In particular, investors are waiting for inflation numbers and the next jobs report in coming weeks, said Michael Matousek, head trader at U.S. Global Investors Inc in San Antonio.

However, Brian Fenske, head of sales trading at ITG in New York, said he was seeing solid volume of investors adjusting their portfolios after earnings season.

"I'm seeing more healthy activity which is buying, selling and shorting stocks," said Fenske. "I'm seeing a return of conviction."

The S&P's information technology index .SPLRCT, was the best performer with a 0.5 percent increase.

The S&P utilities index .SPLRCU was the worst performer, with a 1.1 percent drop. Duke Energy (DUK.N) weighed most on that sector and AES Corp (AES.N) fell 2.5 percent drop after it priced a secondary share offering.

"It's a gauge of people's perspectives as to what the Fed will do next," said Frankel, adding that utilities are in favor if people think the Fed will stall on interest rate hikes.

The Dow Jones industrial average .DJI fell 7.574 points, or 0.04 percent, to 18,060.49, the S&P 500 .SPX lost 0.64 points, or 0.03 percent, to 2,098.47 and the Nasdaq Composite.IXIC added 5.50 points, or 0.11 percent, to 4,981.69.

DuPont (DD.N) shares fell 6.8 percent to $69.33 after it won a proxy fight against Nelson Peltz's Trian Fund Management. The stock was the biggest drag on the Dow Jones industrial average.

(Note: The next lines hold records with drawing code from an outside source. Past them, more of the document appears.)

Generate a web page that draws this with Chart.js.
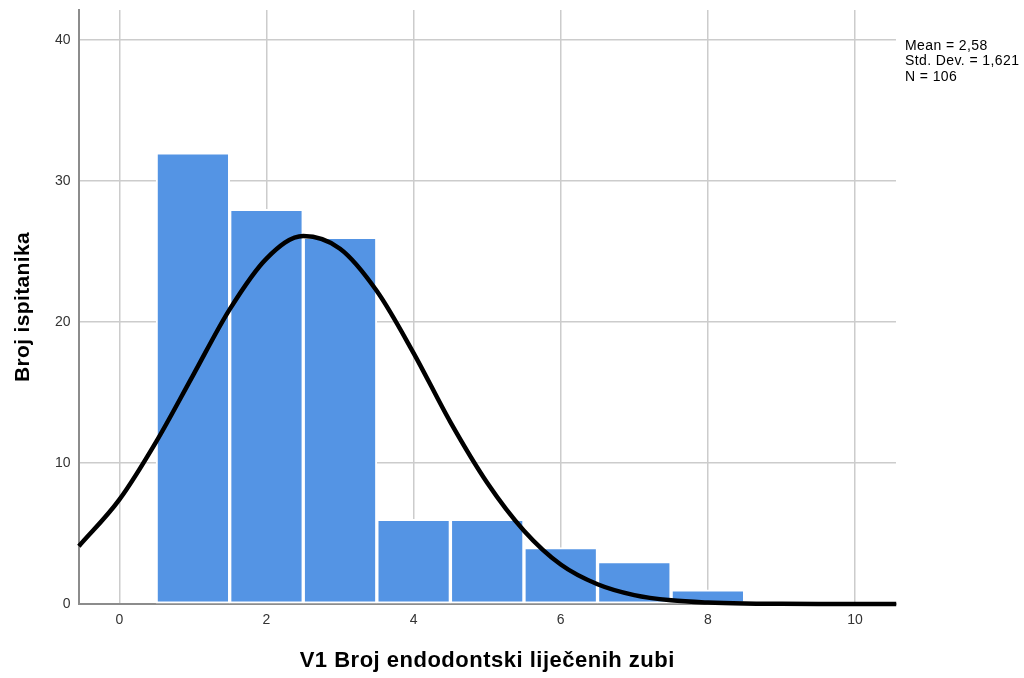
<!DOCTYPE html>
<html lang="hr">
<head>
<meta charset="UTF-8">
<title>Histogram</title>
<script src="https://cdn.jsdelivr.net/npm/chart.js"></script>
<style>
    body { margin: 0; background: #fff; }
    .wrap { position: relative; width: 1024px; height: 678px; }
</style>
</head>
<body>
<div class="wrap"><canvas id="histChart"></canvas></div>
<script>
    // histogram bins (bin width 1)
    const binCenters = [1, 2, 3, 4, 5, 6, 7, 8];
    const binCounts = [32, 28, 26, 6, 6, 4, 3, 1];

    // normal curve, every 0.5
    const curveX = [-0.55, 0, 0.5, 1, 1.5, 2, 2.5, 3, 3.5, 4, 4.5, 5, 5.5, 6, 6.5, 7, 7.5, 8, 8.5, 9, 9.5, 10, 10.56];
    const curveY = [4.1, 7.4, 11.5, 16.2, 20.9, 24.5, 26.1, 25.2, 22.2, 17.8, 12.9, 8.6, 5.2, 2.8, 1.4, 0.63, 0.26, 0.1, 0.03, 0.01, 0, 0, 0];

    const xTicks = [0, 2, 4, 6, 8, 10];
    const yTicks = [0, 10, 20, 30, 40];

    const statLines = ['Mean = 2,58', 'Std. Dev. = 1,621', 'N = 106'];
    const xTitle = 'V1 Broj endodontski liječenih zubi';
    const yTitle = 'Broj ispitanika';

    const FONT = "'Liberation Sans', Arial, sans-serif";

    const textPlugin = {
        id: 'texts',
        afterDraw(chart) {
            const ctx = chart.ctx;
            const a = chart.chartArea;
            ctx.save();
            ctx.fillStyle = '#000';
            ctx.textAlign = 'center';
            ctx.textBaseline = 'middle';
            ctx.font = 'bold 22px ' + FONT;
            ctx.letterSpacing = '0.5px';
            ctx.fillText(xTitle, (a.left + a.right) / 2, 661);
            ctx.font = 'bold 21px ' + FONT;
            ctx.letterSpacing = '0.35px';
            ctx.translate(23, (a.top + a.bottom) / 2);
            ctx.rotate(-Math.PI / 2);
            ctx.fillText(yTitle, 0, 0);
            ctx.restore();

            ctx.save();
            ctx.fillStyle = '#000';
            ctx.font = '14px ' + FONT;
            ctx.letterSpacing = '0.4px';
            ctx.textAlign = 'left';
            ctx.textBaseline = 'middle';
            statLines.forEach((s, i) => ctx.fillText(s, 905, 46 + i * 15.5));
            ctx.restore();
        }
    };

    new Chart(document.getElementById('histChart'), {
        type: 'bar',
        data: {
            datasets: [
                {
                    type: 'line',
                    data: curveX.map((x, i) => ({ x: x, y: curveY[i] })),
                    borderColor: '#000',
                    borderWidth: 4.5,
                    pointRadius: 0,
                    cubicInterpolationMode: 'monotone',
                    fill: false,
                    clip: 4,
                    order: 0
                },
                {
                    type: 'bar',
                    data: binCenters.map((x, i) => ({ x: x, y: binCounts[i] })),
                    backgroundColor: '#5494e4',
                    borderColor: '#ffffff',
                    borderWidth: 2,
                    borderSkipped: false,
                    barPercentage: 1,
                    categoryPercentage: 1,
                    order: 1
                }
            ]
        },
        options: {
            responsive: true,
            maintainAspectRatio: false,
            animation: false,
            layout: { padding: { left: 0, right: 128, top: 10, bottom: 0 } },
            plugins: { legend: { display: false }, tooltip: { enabled: false } },
            scales: {
                x: {
                    type: 'linear',
                    min: -0.555,
                    max: 10.557,
                    offset: false,
                    afterFit: s => { s.height = 74; s.paddingLeft = 0; s.paddingRight = 0; },
                    afterBuildTicks: s => { s.ticks = xTicks.map(v => ({ value: v })); },
                    ticks: { includeBounds: false, padding: 8, color: '#333', font: { family: FONT, size: 14 } },
                    grid: { offset: false, color: '#cccccc', lineWidth: 1.5, drawTicks: false },
                    border: { color: '#8c8c8c', width: 2 }
                },
                y: {
                    min: 0,
                    max: 42.13,
                    afterFit: s => { s.width = 78.5; s.paddingTop = 0; s.paddingBottom = 0; },
                    afterBuildTicks: s => { s.ticks = yTicks.map(v => ({ value: v })); },
                    ticks: { includeBounds: false, padding: 8, color: '#333', font: { family: FONT, size: 14 } },
                    grid: { color: '#cccccc', lineWidth: 1.5, drawTicks: false },
                    border: { color: '#8c8c8c', width: 2 }
                }
            }
        },
        plugins: [textPlugin]
    });
</script>
</body>
</html>
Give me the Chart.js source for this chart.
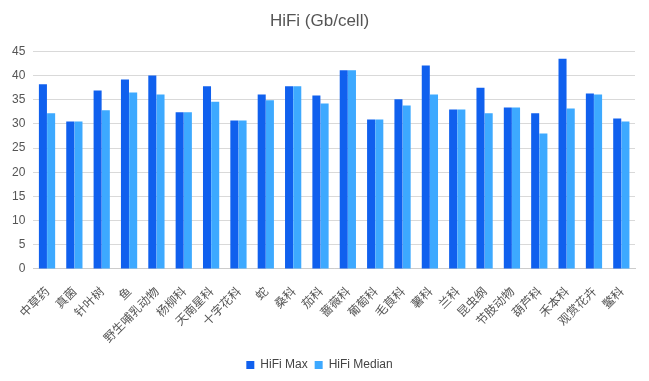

Macy's (M.N) fell 2.4 percent to $63.73, while Ralph Lauren (RL.N) fell 3 percent to $129.18 after they reported results.

Pall Corp (PLL.N) rose 4.4 percent to $123.89 after Danaher (DHR.N) said it would buy the company in a $13.8 billion deal. Danaher was up 1.6 percent at $87.35.

Shares of pipeline company Williams Partners LP (WPZ.N) jumped 22.7 percent to $58.16 after Williams Cos (WMB.N) said it would buy its affiliate for about $13.8 billion.

Advancing issues outnumbered declining ones on the NYSE by 1,695 to 1,369, for a 1.24-to-1 ratio; on the Nasdaq, 1,369 issues rose and 1,345 fell for a 1.02-to-1 ratio favoring advancers.

The S&P 500 posted 13 new 52-week highs and 4 new lows; the Nasdaq Composite recorded 64 new highs and 34 new lows.

About 6.1 billion shares changed hands on U.S. exchanges, compared with the 6.6 billion average for the last five sessions, according to data from BATS Global Markets.